Here, in the real world, my roles have changed. I am not who I was a few short years ago. Here, I am no longer the brother of Elisabeth, the employee of Sherwood, the beloved of M, H, L, C, K. I no longer have a boat, I no longer have good credit, I no longer can afford even the gas that I use in my car. The medication has not eliminated the pain or the sorrow or the lost feeling I have. If it can't do that, then why use it. No longer do I have a young man's body or the company of attractive women. No longer am I the young man, now I am the old man who is fast becoming too old to date.
 
My brain has slowed and It no longer creates the great thoughts. It is cluttered with painful feelings and undefined roadblocks. How can I become old and wise, when I cannot even remember the lessons of my youth. Gone is the fire of conviction, here is the confinement of doubt. Gone is the drive for self-actualization, present is the fight for a home and food on my plate. Here is the idol of my house. The TV. It is at its feet I pray every day. Watching with anticipation for what it will show me next. I let it rule the world of my son. For now, I need not engage him. He has his pacifier.  What kind of father am I now.
 
So, as I stumble through these days, I wanted to establish a little of where I started from. Maybe, someday, I will be able to comment on the outside world. But for now, I best stay inside my life.
 
I need to feed it, Nurture it, let it come alive again. For at present, I am not much better than my final destination.
 
Death is no way to live....
 

From Mom's House

I am sitting here, having just shared my pictures with my mother and father. It is going to be hard leaving this room and touching the life of my sister.  My mother just read something Libby had written about her. She had never read it before. It made her cry with the pain of the loss of someone who could think such wonderful things about her.
 
Insert intelligent reflective comment here - as I cannot seem to think of one at the moment.... I am looking at a window that I must go through - on the otherside is the memory of my sister,  to get there, I must go through the window pain... But it is worth the leap. I guess I have to take it... It is Time to Jump......

A Place to Start From

I am starting this Blogg to give me a transparent public place to deal with the issues I may be dealing with. I have no idea what I will write or how much I will expose or how scared everyone will be.
But I think transparency will be better than protection with a mask.
Unfortunately, I don't think what I will write will be all that exciting. At least not to those who read it.
So, I now take a leap of faith and jump into this with Both feet.
I am limited for time because today I will be taking my son Adam to a dinner to meet up with Chet McCord, my Dad. I wonder if I will tell him the scary realization that I had two days ago.
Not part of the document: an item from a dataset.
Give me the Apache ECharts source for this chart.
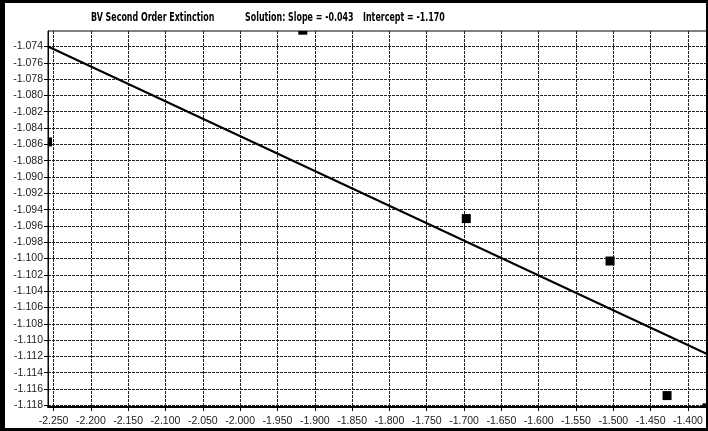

I decided that I would get up an extra 30 minutes early and take a walk. As I struggled out of bed, I remembered how I used to warm up my voice by reading in the morning. So I grabbed the paraphrased bible called "the message" and started on my walk. I read the first chapter of Philippians. I could hardly get through it. It was then I realized that I am quite Mad at God and I am doubting everything that I read. I have never experienced this while reading the Bible. It scared me. And I still don't know what to do about it.
I have attached a wonderful picture of two people who mean the world to me. Let's see if this works....

Some amazing pictures from the site where my sister died two years ago today...

This is a view from the top of the ledge where Elisabeth enjoyed some of her last moments
Breathtaking... isn't it
www.elisabethmccord.com



This is a view to the west, from the same vantage point.